Wilson’s disease


Wilson’s disease is a rare hereditary genetic disease. It is characterised by the toxic accumulation of copper in various organs, mainly in the liver and in the brain. The estimated prevalence of the disease (number of cases at a specific point in time) is between 1 in 30,000 individuals and 1 in 100,000, depending on the countries. Girls and boys are affected equally by this disorder.

The first clinical manifestations do not appear before the age of 3 years, most frequently during adolescence (10-20 years of age). It takes indeed several years after birth before the accumulation of copper becomes toxic to the organism. Liver damage may present itself as jaundice (icterus), increase in liver volume (hepatomegaly), and even, in the most advanced cases, as accumulation of fluid in the abdomen, called “ascites”. Brain damage often manifests later from adolescence on. It may result in various symptoms depending on the zone that is damaged. Initial symptoms include learning problems, trembling, difficulty in swallowing, and difficulty in writing or speaking. Some persons affected may also have psychiatric problems. The diagnosis is difficult. Several complementary examinations are necessary: blood analyses, urinalyses, liver biopsy. A genetic mutation analysis is carried out on the patient in order to confirm the diagnosis and on the other family members in order to identify the carriers of the disease.

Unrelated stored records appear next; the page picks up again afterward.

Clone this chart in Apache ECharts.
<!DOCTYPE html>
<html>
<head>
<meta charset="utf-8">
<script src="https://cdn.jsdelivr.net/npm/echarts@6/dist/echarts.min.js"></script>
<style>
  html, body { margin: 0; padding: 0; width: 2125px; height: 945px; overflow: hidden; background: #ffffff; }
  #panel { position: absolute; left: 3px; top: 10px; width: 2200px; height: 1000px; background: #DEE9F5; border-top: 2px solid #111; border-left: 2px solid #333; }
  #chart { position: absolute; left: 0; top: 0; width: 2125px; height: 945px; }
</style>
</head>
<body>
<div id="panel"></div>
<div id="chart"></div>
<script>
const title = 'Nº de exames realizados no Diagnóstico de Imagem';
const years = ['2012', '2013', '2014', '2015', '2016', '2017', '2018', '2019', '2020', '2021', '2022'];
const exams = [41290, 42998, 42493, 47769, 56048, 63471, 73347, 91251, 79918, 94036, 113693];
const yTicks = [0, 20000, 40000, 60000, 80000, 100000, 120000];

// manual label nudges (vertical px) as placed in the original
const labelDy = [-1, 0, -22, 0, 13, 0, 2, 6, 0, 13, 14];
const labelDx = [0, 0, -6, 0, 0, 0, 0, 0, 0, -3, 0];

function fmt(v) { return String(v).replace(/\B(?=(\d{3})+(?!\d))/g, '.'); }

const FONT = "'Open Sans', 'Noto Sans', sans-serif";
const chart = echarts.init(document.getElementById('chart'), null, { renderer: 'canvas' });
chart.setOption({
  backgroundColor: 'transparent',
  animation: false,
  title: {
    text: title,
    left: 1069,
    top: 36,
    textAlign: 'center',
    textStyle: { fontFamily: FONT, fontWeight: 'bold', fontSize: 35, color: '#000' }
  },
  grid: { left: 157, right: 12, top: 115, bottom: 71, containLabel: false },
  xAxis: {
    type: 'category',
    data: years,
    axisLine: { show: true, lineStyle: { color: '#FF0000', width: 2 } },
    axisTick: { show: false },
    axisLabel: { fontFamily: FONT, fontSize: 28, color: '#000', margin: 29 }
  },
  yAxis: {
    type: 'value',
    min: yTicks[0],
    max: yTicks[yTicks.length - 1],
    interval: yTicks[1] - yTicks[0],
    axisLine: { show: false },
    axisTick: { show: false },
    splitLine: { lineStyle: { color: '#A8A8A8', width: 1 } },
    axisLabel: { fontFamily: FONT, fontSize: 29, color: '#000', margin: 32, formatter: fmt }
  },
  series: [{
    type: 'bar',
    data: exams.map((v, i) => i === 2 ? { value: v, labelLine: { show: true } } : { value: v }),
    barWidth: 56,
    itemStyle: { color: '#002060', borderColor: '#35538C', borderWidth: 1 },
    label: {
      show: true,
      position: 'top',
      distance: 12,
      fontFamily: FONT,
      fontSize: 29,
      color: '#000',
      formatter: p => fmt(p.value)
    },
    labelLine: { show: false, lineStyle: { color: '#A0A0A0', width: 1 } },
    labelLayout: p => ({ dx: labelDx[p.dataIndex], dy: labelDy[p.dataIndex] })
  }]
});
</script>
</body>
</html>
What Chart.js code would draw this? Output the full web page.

A drug treatment is available that must be taken for life. This treatment aims at lowering the level of cooper in the organism. A diet low in copper-containing food is also recommended in addition to drug treatment. The prognosis of Wilson’s disease depends on how early the diagnosis is made and how quickly a therapy is initiated. When the disease is diagnosed rather late (for example during adolescence), liver damage has advanced to a point where a liver transplant often is the only treatment option.